Les Jouets du Queyras, victime collatérale de la fermeture des stations de ski

Installée depuis 1920 à Arvieux dans les Hautes-Alpes, cette TPE fait partie des rares fabricants de jouets français. Sa spécialité : le bois, qu’elle achète à des fournisseurs locaux. Très dépendante de l’activité de la station de ski voisine, elle a passé un hiver très rude qui rend son avenir incertain.
(Crédits : DR)

L'année 2020 avait pourtant bien commencé. Les 18 et 19 janvier, l'Elysée organise une exposition dédiée aux produits innovants de fabrication française. Les jouets du Queyras y ont une place. Représentant ainsi fièrement leur département. Elle y présente ses élé-cubes, petits éléphants colorés qui s'empilent, formant une drôle de pyramide. Un produit qui incarne la volonté de l'entreprise de se moderniser, tout en défendant son patrimoine et son histoire.

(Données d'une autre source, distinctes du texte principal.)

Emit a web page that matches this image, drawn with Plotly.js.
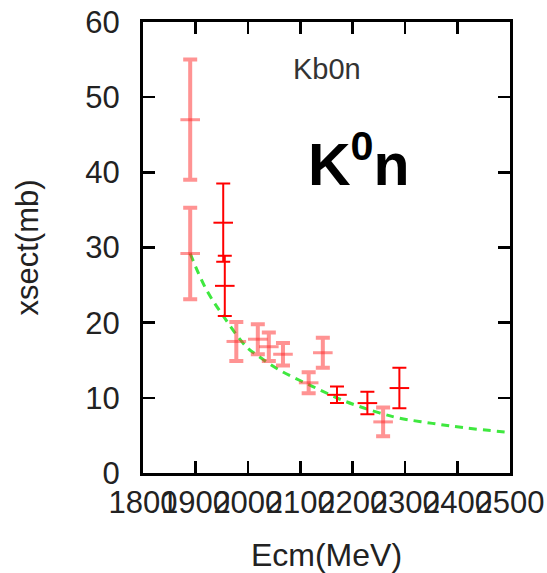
<!DOCTYPE html>
<html>
<head>
<meta charset="utf-8">
<script src="https://cdn.plot.ly/plotly-3.0.1.min.js"></script>
<style>html,body{margin:0;padding:0;background:#fff;}#chart{width:547px;height:573px;}</style>
</head>
<body>
<div id="chart"></div>
<script>
// Data set A (drawn pale/thick)
const ecmA = [1890, 1890, 1978, 2019, 2040, 2067, 2116, 2143, 2258];
const xsA  = [47.0, 29.2, 17.5, 17.8, 16.8, 15.8, 12.0, 16.0, 6.8];
const errA = [8.0, 6.1, 2.6, 2.0, 1.9, 1.5, 1.4, 2.0, 1.9];
// Data set B (drawn saturated/thin)
const ecmB = [1953, 1956, 2170, 2228, 2289];
const xsB  = [33.3, 24.9, 10.4, 9.3, 11.3];
const errB = [5.2, 4.0, 1.1, 1.5, 2.7];
// Fit curve
const fitE  = [1890, 1920, 1953, 1997, 2019, 2060, 2124, 2187, 2251, 2289, 2352, 2415, 2500];
const fitXs = [29.2, 24.5, 20.9, 16.8, 15.6, 13.7, 11.5, 9.5, 8.0, 7.3, 6.6, 6.0, 5.4];
const xTicks = [1800, 1900, 2000, 2100, 2200, 2300, 2400, 2500];
const yTicks = [0, 10, 20, 30, 40, 50, 60];

const FONT = 'Liberation Sans, Arial, sans-serif';
const PALE = 'rgba(255,40,40,0.5)';
const traces = [
  {
    x: fitE, y: fitXs, mode: 'lines', type: 'scatter',
    line: {color: '#3fe83f', width: 3, dash: '8px,6px', shape: 'spline'},
    hoverinfo: 'skip', showlegend: false
  },
  {
    x: ecmA, y: xsA, mode: 'markers', type: 'scatter',
    marker: {symbol: 'line-ew-open', size: 14, color: PALE, line: {color: PALE, width: 3}},
    error_y: {type: 'data', array: errA, visible: true, color: PALE, thickness: 4, width: 7},
    showlegend: false
  },
  {
    x: ecmB, y: xsB, mode: 'markers', type: 'scatter',
    marker: {symbol: 'line-ew-open', size: 14, color: '#ff0000', line: {color: '#ff0000', width: 2}},
    error_y: {type: 'data', array: errB, visible: true, color: '#ff0000', thickness: 2, width: 7},
    showlegend: false
  }
];

const axisCommon = {
  showline: true, linecolor: '#000', linewidth: 3, mirror: 'ticks',
  ticks: 'inside', ticklen: 12, tickwidth: 2.5, tickcolor: '#000',
  showgrid: false, zeroline: false,
  tickfont: {family: FONT, size: 31, color: '#222'}
};

const layout = {
  width: 547, height: 573,
  margin: {l: 143, r: 37, t: 22, b: 100},
  paper_bgcolor: '#fff', plot_bgcolor: '#fff',
  xaxis: Object.assign({}, axisCommon, {
    range: [1800, 2500], tickmode: 'array', tickvals: xTicks,
    ticktext: xTicks.map(String), tickangle: 0,
    title: {text: 'Ecm(MeV)', font: {family: FONT, size: 32, color: '#222'}, standoff: 26}
  }),
  yaxis: Object.assign({}, axisCommon, {
    range: [0, 60], tickmode: 'array', tickvals: yTicks,
    ticktext: yTicks.map(String), ticklabelstandoff: 14,
    title: {text: 'xsect(mb)', font: {family: FONT, size: 31, color: '#222'}, standoff: 38}
  }),
  annotations: [
    {text: 'Kb0n', xref: 'paper', yref: 'y', x: 0.5, y: 53.7, showarrow: false,
     font: {family: FONT, size: 29, color: '#333'}},
    {text: 'K<sup>0</sup>n', xref: 'x', yref: 'y', x: 2212, y: 41.6, showarrow: false,
     font: {family: FONT, size: 59, color: '#000', weight: 'bold'}}
  ]
};

Plotly.newPlot('chart', traces, layout, {displayModeBar: false, staticPlot: true});
</script>
</body>
</html>
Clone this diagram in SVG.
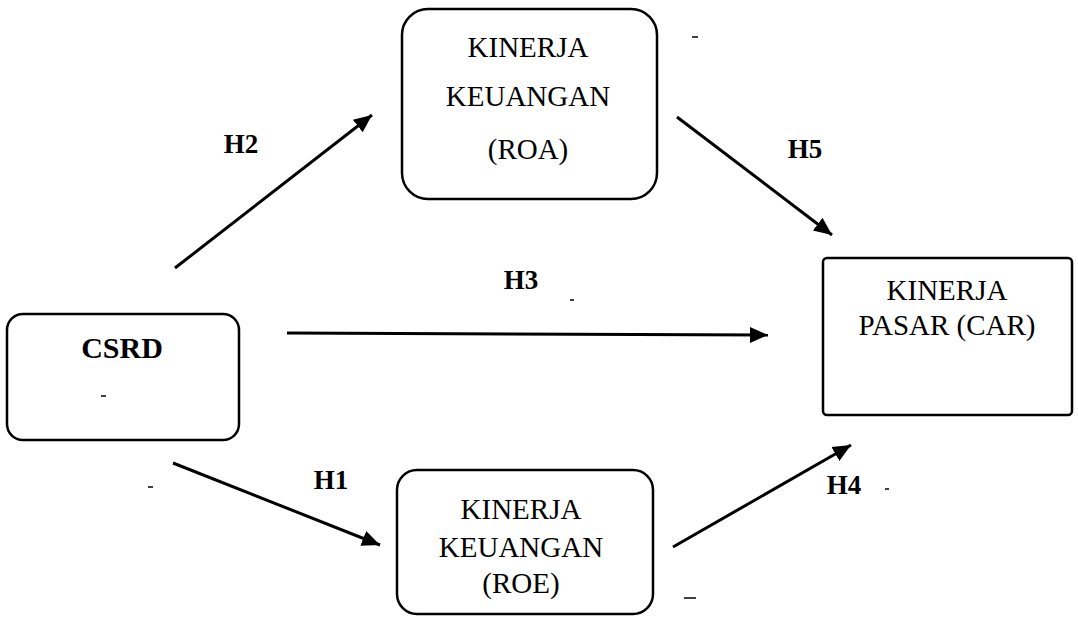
<svg xmlns="http://www.w3.org/2000/svg" width="1078" height="618" viewBox="0 0 1078 618">
<style>
.box{fill:#fff;stroke:#000;stroke-width:2.5}
.t{font-family:'Liberation Serif','Times New Roman',serif;font-size:29px;fill:#000;text-anchor:middle}
.b{font-family:'Liberation Serif','Times New Roman',serif;font-size:27px;font-weight:bold;fill:#000;text-anchor:middle}
.c{stroke:#000;stroke-width:3;fill:none;marker-end:url(#ah)}
.sp{stroke:#000;stroke-width:1.5}
</style>
<defs>
<marker id="ah" markerUnits="userSpaceOnUse" markerWidth="20" markerHeight="20" viewBox="0 0 20 20" refX="18" refY="10" orient="auto">
<path d="M0,2 L18,10 L0,18 Z" fill="#000"/>
</marker>
</defs>
<rect width="1078" height="618" fill="#fff"/>
<g id="roa">
<rect class="box" x="402" y="9" width="255" height="190" rx="26"/>
<text class="t" x="528" y="57">KINERJA</text>
<text class="t" x="528" y="106">KEUANGAN</text>
<text class="t" x="528" y="159">(ROA)</text>
</g>
<g id="csrd">
<rect class="box" x="7" y="314" width="232" height="126" rx="16"/>
<text class="b" x="122" y="358" style="font-size:30px">CSRD</text>
</g>
<g id="car">
<rect class="box" x="823" y="258" width="249" height="157" rx="4"/>
<text class="t" x="947" y="300">KINERJA</text>
<text class="t" x="947" y="335">PASAR (CAR)</text>
</g>
<g id="roe">
<rect class="box" x="397" y="470" width="256" height="144" rx="20"/>
<text class="t" x="521" y="519">KINERJA</text>
<text class="t" x="521" y="557">KEUANGAN</text>
<text class="t" x="521" y="593">(ROE)</text>
</g>
<g id="connectors">
<line class="c" x1="175" y1="268" x2="372" y2="115"/>
<line class="c" x1="677" y1="117" x2="832" y2="235"/>
<line class="c" x1="287" y1="333" x2="768" y2="335"/>
<line class="c" x1="173" y1="463" x2="380" y2="545"/>
<line class="c" x1="673" y1="547" x2="851" y2="445"/>
</g>
<g id="labels">
<text class="b" x="241" y="153">H2</text>
<text class="b" x="805" y="158">H5</text>
<text class="b" x="521" y="289">H3</text>
<text class="b" x="331" y="489">H1</text>
<text class="b" x="844" y="494">H4</text>
</g>
<g id="specks">
<line class="sp" x1="692" y1="37" x2="698" y2="37"/>
<line class="sp" x1="101" y1="396" x2="106" y2="396"/>
<line class="sp" x1="570" y1="300" x2="574" y2="300"/>
<line class="sp" x1="148" y1="487" x2="153" y2="487"/>
<line class="sp" x1="885" y1="489" x2="889" y2="489"/>
<line class="sp" x1="684" y1="598" x2="696" y2="598"/>
</g>
</svg>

Fabrication artisanale à partir de bois local

Les Jouets du Queyras naissent en 1920. Sous une forme très innovante pour l'époque puisqu'il s'agit une Scop, où tous les travailleurs ont un pouvoir de décision. « Il y avait la volonté de donner du travail autre que l'agriculture, quelques mois par an », raconte celle qui reprend l'affaire en 2013, Giovanna Graziosi.

Au départ spécialiste des figurines représentant tantôt la Nativité, tantôt les animaux de montagne, l'entreprise choisit ces dernières années de moderniser son offre en proposant des couleurs pastels et des jouets plus complexes comme des casse-tête ou des jeux d'équilibre. 139 références au total, fabriquées à partir de bois local provenant de deux pins typiques de la région. La fabrication est ensuite entièrement réalisée par l'entreprise.

Les clients sont, pour l'essentiel, des touristes de passage à la station de ski voisine. « Nous sommes situés sur la route qui y mène et nous sommes aussi très présents sur les réseaux sociaux ». La TPE profite du regain d'intérêt pour des jouets artisanaux, plus qualitatifs et différenciant. « Les gens aiment aussi acheter des choses qu'ils ont vu être fabriquées lors des visites d'ateliers que l'on organise ».

Une vente 100 % directe. Car l'entreprise ne travaille avec aucun revendeur, ses coûts de fabrication étant trop élevés pour être gonflés par des coûts de distribution supplémentaires.

« Sans les remontées mécaniques, personne ne vient ici »

Alors lorsque le confinement est annoncé en mars, elle se retrouve particulièrement démunie. « Nous avons été obligés de fermer, tout comme nos fournisseurs. Cela a bloqué toute la production en avril et mai ». Malgré tout, l'été est plutôt bon. L'entreprise pense repartir du bon pied avant que ne sonne le second confinement, marqué par la fermeture des remontées mécaniques. « Ici, nous sommes au milieu de nulle part. L'été ça va. Mais l'hiver, la route est souvent bloquée. Sans les remontées mécaniques personne ne vient ».

Les ventes en ligne augmentent (+ 20 %), mais elles demeurent marginales : 6000 euros sur l'année, pour un chiffre d'affaire qui s'élève habituellement à 150 000 euros.

Résultat : une perte de 20 000 euros. « Mais nous n'avons pas eu droit au fonds de solidarité parce que nous produisons nous-mêmes ce que nous vendons. On nous a dit : vous n'avez qu'à réduire votre production. Tout ce qu'on nous propose, c'est le Prêt garanti par l'État. Mais endetter encore l'entreprise, je ne me sens pas. On ne sait pas ce qui va se passer ».

Giovanna Graziosi, qui est seule salariée à l'année et embauche ponctuellement des saisonniers, a dû renoncer à ses projets de recrutement. De même qu'à son envie de proposer de nouveaux jouets pour enrichir et moderniser son catalogue.

Habituellement, les rentrées d'argent du début d'année lui permettent de constituer sa trésorerie pour l'été. « Mais là, ce n'est pas possible. A moins que nos fournisseurs nous suivent, mais ils souffrent eux aussi ».

Malgré cela, elle se donne un été. « Mais si les stations sont encore fermées en novembre prochain, je ne suis pas sûre de vouloir continuer. Nous avons été mis en valeur en janvier et on nous a laissés tomber au pire moment. Je suis très déçue ».